Just because you’re gay doesn’t make you interesting. It doesn’t make you creative. And lord knows it doesn’t make you a great conversationalist. It means you suck dick.

There, I said it.

There seems to be this obtuse myth that guys have fallen for that they’re remarkable just because the like cock. It probably started when their parents told them all they were “special” just because they were different. Yeah, right.

Special is as special does. Interesting is as interesting does. I am so bored with these gay guys who think they are “special” merely because they got out of bed one day and came out of the closet. We’re here! We’re queer! And we’re drinking Starbucks triple caramel lattes and wearing khaki Gap twills!

Fuck off.

There used to be such an intense power within the community. Where did it come from? I don’t know. Maybe it built up through years of torment and mainstream banishment. Maybe it was because only the strongest, bravest, and cleverest of boys could move beyond the closet. Maybe this power sprang from the culture-at-large: a culture that consistently pummeled and excluded the gays, forcing us to turn inward, where we discovered hidden talents.

Regardless of their origins, these hidden talents often manifested themselves in the intellectual and creative spheres that continue to resonate throughout our world. Giants like Truman Capote and James Baldwin yielded unmitigated power through the pen. Oscar Wilde could slit your throat with wit and intellectual ridicule. And all would kneel before Quentin Crisp: a queen worthy of that title and rank. Now these were gays!

Gays weren’t just sucking dick. Sure they did that, but it wasn’t all they were doing and it certainly wasn’t what defined them as being gay.

Now calm down. Yes, there are all sorts of gay guys out there who are interesting, who are creative and who can carry a great conversation. So don’t get your panties in a knot if you fall into this category. I’m sure you are the most interesting person you know, maybe even the most interesting person I know – I live in Chelsea.
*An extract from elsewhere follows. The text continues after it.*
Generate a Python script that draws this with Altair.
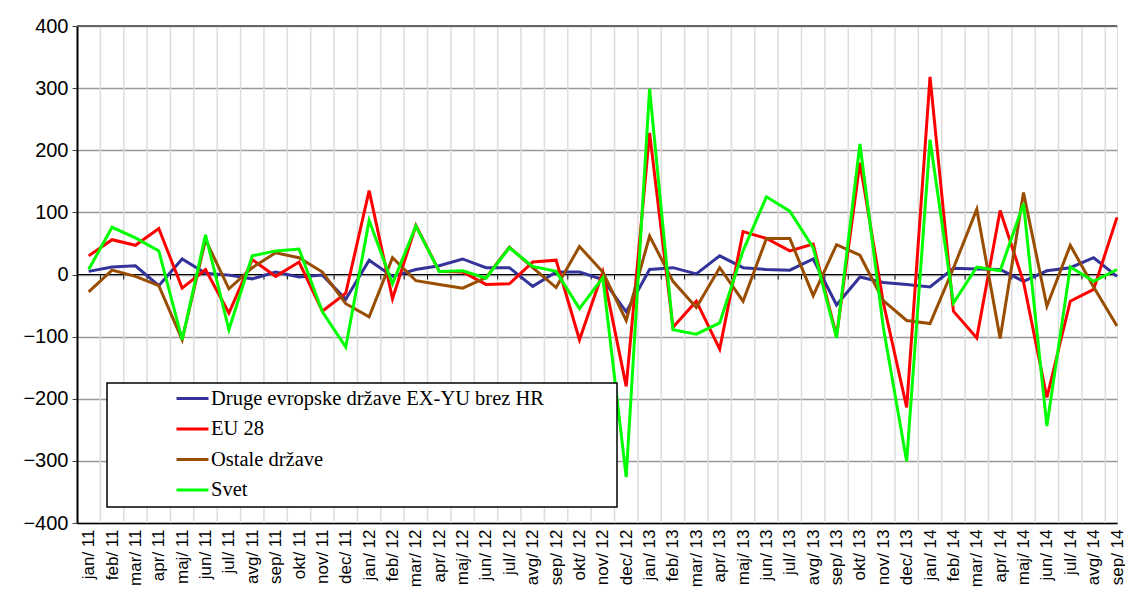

The trouble is this tidal wave of gays who have circuit partied their way onto the lavender stage and clamed the homo mantel as their own. We need our own film, a film like An Inconvenient Truth that shows the slow encroachment of the middle-of-the-road gay and how we were asleep at the wheel when they devastated the planet through banal conversations about DJ’s and gym routines.

Seeing the world is more than getting on the gay Greyhound tour of circuit parties and gay bars. Put down the US Weekly kids and pick up something written above the third grade level (no, really, because I need someone to talk to).

The buck stops here.

Every gay must question his gayness not by who they are sleeping with, but what are they doing to contribute to the long history of out-of-the-ordinary, intelligent, creative and fascinating queers. By doing so, our generation will bring a new power to the poof that has been dwindling since the 1990’s, making us all worthy of the title “gay”.